Why do we spend so much time thinking about the past?
In June, I moved from Cullowhee, North Carolina to Dayton, Ohio. I came to Dayton not only searching for a new me, but rapidly running from an old one. At this point, I was running from everything. Mostly because I had gotten to a point where every little thing, felt like everything. The little stressors in life turned into things that took weeks for me to address and process. My thoughts would come and go, often too quickly for my mind to keep pace. It’s difficult to maintain any pace and feel like you are succeeding when your mind is never completely processing thoughts; but instead, only loading each to 75%. The past had become something I was both running from and trying to glorify at the same time.
I think the reason we spend so much time thinking about the past is simple; it’s easy to glorify. It’s easy to glorify the past because it can be whatever we want it to be. The bad memories, easily forgotten and replaced by the good ones that we will “wish we had back.” We begin reaching back out to those people or situations which have provided us comfort before, and blind ourselves to the reason we left and the work it took to leave. Too often, our familiarity with the past can be more comforting than our present or future.
Now, just 8 months later, I sit writing a Sundays with You because I want to, not because I need to or even feel like I need to. It’s weird to say that I am a different person from the person in June who was running, because I know it’s still me here. But I do feel different. I feel like the world is less heavy and that the days are longer (in a good way). But what has changed?

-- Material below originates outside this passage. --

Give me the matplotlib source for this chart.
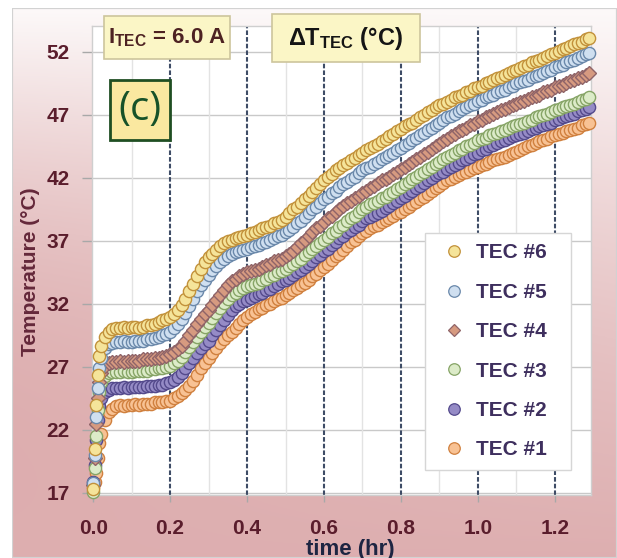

Often now I will hear “I want the old me back” or “if I could go back to ___ I would”. Why do we cling to the past as if we didn’t make intentional decisions to make the past … the past? Working to get the “old you back” can be somewhat detrimental. I think to an image of an elderly man struggling at each attempt with his shovel to dig closer and closer to his goal; only to give up with the goal merely inches out of reach. What if working to get that old you back, is just treading over the path of progress you so tiredly created?
A lot has changed since moving. Being here in Dayton, at times, has felt lonely. Coming from a city of 6,000 to a city of nearly 160,000 people, that was something that seemed like the least of my worries. Yet, there I was feeling lonely because I had ran so hard trying to leave the past behind me, I also left nearly everyone behind me. Fortunately, Dayton has been the exact landing grown I needed. Dayton doesn’t feel like home, I don’t think it ever will, but it has been a great place for me to stop running. At Dayton, I have slowly started to be capable of loving myself again. This has allowed me to pick my head up, look around, and realize that there were a lot of people who loved me even while I couldn’t see it. While I refused to see it. Does that realization make sense to you?
I’ve found it increasingly more difficult to do the job I do since rekindling this understanding of how present-day happiness can feel. It’s easy to sit and give advice to those who are sitting in the same dark room as you, but not so easy when you are trying to give directions to those in darkness while you sit in the light. It’s hard to look at someone who is struggling and want to say “you can truly be happy if you just let yourself be” when you know you would have dismissed the same words only months ago. Knowing that most students are already treading over that path of progress because they find themselves lost and searching for comfort. The feeling of “Who I am!” one day to “Who am I?” the next is not something that can be simply addressed when someone asks, “How are you?” in passing. I find it difficult because I know the running never seems to end until it just finally does end. Until you find your landing ground. I think it’s so difficult now because the past is something I no longer wish to glorify, but instead except the good and the bad which have led me to the present. The “what ifs” and the “I could have done this” will eventually drive us all into the ground if we let them. So, why let them? But how I relay that and get everyone to understand? I am not sure yet.
I type up all these Sunday morning thoughts with you to share a few thoughts I had this week:
What is it that you are glorifying about your past? Are there things still in your present only because you are hanging on to comfort from the past? What needs to change for you to stop thinking so much about the past? How do you know when change “should be made” before it becomes “change needs to be made”?
It’s never good to live in the past too long., even with the comfort it may seem to bring. As for the future, while it might not always be everything you want it to be, it can still be anything you let it be. Maybe your best “you” is always still to come, not one that has already passed by.
Thanks for stopping by every week and letting me spend these Sundays with You.